廃棄物の輸入規制を修正・補足する政令公布

(ベトナム)

ホーチミン発

2019年06月13日

ベトナムで環境保護法の執行を定める政令38/2015/ND-CP(旧政令)を修正・補足する政令40/2019/ND-CP(新政令)が5月13日、公布された。新政令のうち、主な修正点である「第VIII章廃棄物輸入の環境管理」(第55条~63条)における旧政令との差異などは次のとおり。

廃棄物の輸入主体を限定し、新たな条件を規定

旧政令は「製品製造のため輸入廃棄物を使用する者から輸入委託を受けた組織または個人」にも輸入を認めていたが、新政令では「輸入廃棄物を使用する製造施設を有する組織または個人」に限定し、以下3項目の設備や証明書を保有していることを条件として追加した(第55条)。

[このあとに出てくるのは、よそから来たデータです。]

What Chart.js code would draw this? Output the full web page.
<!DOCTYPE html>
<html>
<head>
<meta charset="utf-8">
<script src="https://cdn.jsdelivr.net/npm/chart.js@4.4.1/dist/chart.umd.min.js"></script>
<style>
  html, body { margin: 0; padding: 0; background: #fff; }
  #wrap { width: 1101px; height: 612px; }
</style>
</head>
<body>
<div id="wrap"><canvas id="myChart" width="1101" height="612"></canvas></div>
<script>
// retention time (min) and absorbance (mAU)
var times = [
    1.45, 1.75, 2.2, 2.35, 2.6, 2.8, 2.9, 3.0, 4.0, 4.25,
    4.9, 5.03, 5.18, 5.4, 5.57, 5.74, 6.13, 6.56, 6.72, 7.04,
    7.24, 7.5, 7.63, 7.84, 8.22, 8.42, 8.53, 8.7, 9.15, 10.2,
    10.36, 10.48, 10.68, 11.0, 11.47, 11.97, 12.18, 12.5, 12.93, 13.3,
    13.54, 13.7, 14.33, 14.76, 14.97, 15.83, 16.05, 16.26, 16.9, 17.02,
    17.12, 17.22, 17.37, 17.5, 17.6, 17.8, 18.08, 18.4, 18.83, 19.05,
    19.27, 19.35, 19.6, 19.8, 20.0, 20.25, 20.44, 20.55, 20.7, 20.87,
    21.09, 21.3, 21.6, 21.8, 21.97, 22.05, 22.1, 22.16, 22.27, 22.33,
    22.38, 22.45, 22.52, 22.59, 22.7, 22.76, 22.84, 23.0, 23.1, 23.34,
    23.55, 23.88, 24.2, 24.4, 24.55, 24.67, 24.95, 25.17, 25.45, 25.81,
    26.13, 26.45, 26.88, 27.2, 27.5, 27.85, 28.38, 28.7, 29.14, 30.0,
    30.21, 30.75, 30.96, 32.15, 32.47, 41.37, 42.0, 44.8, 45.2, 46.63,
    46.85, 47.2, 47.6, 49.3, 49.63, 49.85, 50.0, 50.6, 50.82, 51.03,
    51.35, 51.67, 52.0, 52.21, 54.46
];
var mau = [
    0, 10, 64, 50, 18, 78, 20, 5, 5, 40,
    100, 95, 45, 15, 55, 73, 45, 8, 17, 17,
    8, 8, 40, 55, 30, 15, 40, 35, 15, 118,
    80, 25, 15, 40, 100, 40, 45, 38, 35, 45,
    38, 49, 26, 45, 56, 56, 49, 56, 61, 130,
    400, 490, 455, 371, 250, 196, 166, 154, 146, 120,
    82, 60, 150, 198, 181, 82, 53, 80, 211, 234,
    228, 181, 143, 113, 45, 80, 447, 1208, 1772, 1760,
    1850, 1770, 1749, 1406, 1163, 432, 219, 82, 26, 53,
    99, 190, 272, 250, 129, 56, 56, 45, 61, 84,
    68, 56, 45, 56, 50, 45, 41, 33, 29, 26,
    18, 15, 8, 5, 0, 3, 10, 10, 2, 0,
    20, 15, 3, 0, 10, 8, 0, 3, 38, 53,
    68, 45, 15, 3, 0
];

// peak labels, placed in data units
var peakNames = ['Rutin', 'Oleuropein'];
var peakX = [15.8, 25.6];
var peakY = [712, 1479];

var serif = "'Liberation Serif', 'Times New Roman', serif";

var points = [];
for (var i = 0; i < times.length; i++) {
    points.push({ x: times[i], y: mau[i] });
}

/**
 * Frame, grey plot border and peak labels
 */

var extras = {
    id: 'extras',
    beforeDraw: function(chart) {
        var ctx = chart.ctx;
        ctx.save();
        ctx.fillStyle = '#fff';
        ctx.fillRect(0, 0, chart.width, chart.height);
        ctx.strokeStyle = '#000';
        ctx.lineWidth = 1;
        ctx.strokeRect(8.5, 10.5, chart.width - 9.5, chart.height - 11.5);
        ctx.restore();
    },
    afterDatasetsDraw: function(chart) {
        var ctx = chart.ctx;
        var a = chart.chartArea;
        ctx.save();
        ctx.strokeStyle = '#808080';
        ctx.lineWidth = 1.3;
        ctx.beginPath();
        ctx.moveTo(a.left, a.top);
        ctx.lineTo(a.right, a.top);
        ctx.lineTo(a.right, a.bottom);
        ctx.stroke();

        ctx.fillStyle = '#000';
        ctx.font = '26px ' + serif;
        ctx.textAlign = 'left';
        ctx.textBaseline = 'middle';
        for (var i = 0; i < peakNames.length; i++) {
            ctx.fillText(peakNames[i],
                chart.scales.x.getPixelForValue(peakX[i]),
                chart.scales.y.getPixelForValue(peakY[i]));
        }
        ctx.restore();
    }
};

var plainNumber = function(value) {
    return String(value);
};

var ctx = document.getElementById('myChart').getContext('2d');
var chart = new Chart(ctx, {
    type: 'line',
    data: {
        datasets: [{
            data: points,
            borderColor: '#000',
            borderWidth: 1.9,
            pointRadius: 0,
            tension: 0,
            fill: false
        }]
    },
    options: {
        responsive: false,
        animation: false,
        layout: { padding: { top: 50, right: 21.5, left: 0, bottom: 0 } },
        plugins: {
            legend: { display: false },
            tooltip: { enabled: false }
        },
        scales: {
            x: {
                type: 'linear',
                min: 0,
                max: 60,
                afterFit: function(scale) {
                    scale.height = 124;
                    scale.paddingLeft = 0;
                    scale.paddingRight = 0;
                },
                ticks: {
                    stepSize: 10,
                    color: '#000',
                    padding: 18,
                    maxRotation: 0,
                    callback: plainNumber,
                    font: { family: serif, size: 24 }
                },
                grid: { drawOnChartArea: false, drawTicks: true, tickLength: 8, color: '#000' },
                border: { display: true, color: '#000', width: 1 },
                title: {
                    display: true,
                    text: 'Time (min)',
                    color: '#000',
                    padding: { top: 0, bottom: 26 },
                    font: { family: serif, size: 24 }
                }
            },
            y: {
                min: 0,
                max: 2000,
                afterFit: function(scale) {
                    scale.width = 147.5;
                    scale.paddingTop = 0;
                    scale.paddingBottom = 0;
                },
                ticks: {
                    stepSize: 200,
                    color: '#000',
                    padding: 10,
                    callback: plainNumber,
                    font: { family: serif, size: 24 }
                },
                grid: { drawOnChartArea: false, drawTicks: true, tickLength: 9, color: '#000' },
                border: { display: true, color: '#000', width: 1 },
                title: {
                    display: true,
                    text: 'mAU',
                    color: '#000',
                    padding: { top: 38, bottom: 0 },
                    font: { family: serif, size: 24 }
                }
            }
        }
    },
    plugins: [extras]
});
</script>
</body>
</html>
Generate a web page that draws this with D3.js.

  1. 「環境保護基準に適合する廃棄物保管のための別倉庫など」および「環境技術基準に従い廃棄物再生、不純物除去の技術かつ設備など」(注1)
  2. 天然資源環境省が承認する「環境影響評価報告書(製造原料として使用を明記)」および「環境保護計画完了証明書」、または「廃棄物処分ライセンス(既開始事業の製造原料の廃棄物を含む)」
  3. 「環境保護適合証明書」

輸入廃棄物および船卸しを認める条件を規定

輸入廃棄物は国の環境技術基準に従い、「製造原料用輸入可能廃棄物リスト(首相決定73/2014/QD-TTg)」に記載があること(注2)。船卸しは、電子マニフェスト上の輸入廃棄物受取人(組織または個人)が輸入許可残量のある「製造原料輸入廃棄物の環境保護適合証明書」および「保証金確認書」を保有する場合に認められる(税関が確認)(55条)。

その他の主な修正および新設規定

  • 廃棄物の輸入は、製品製造の設計能力の範囲内とする。再販用のスクラップ加工のための輸入は認めない。また、輸入は2025年1月1日から、設計能力の80%までとする(残りは国内調達)など制限する。輸入者は、外国の組織または個人との製造原料の廃棄物提供につき、直接契約をする(56条6項)
  • 輸入廃棄物の「環境保護適合証明書」の発行手続きなど(56b条)
  • 製造原料として輸入可能な廃棄物リスト外の試験用輸入(58条)
  • 製造原料として輸入する廃棄物の検査・通関手続き(貨物量の最低10%は検査)(60条)
  • 輸入者は、翌年1月31日までに廃棄物の輸入と使用などに関する報告書を作成し、製造施設が立地する天然資源環境局などに送付(63条)

また、今回各手続きのための提出書類の明確化および各様式(同政令付録)も規定されている。

(注1)環境保護法第76条2項、3項参照。

(注2)環境保護法第76条1項参照。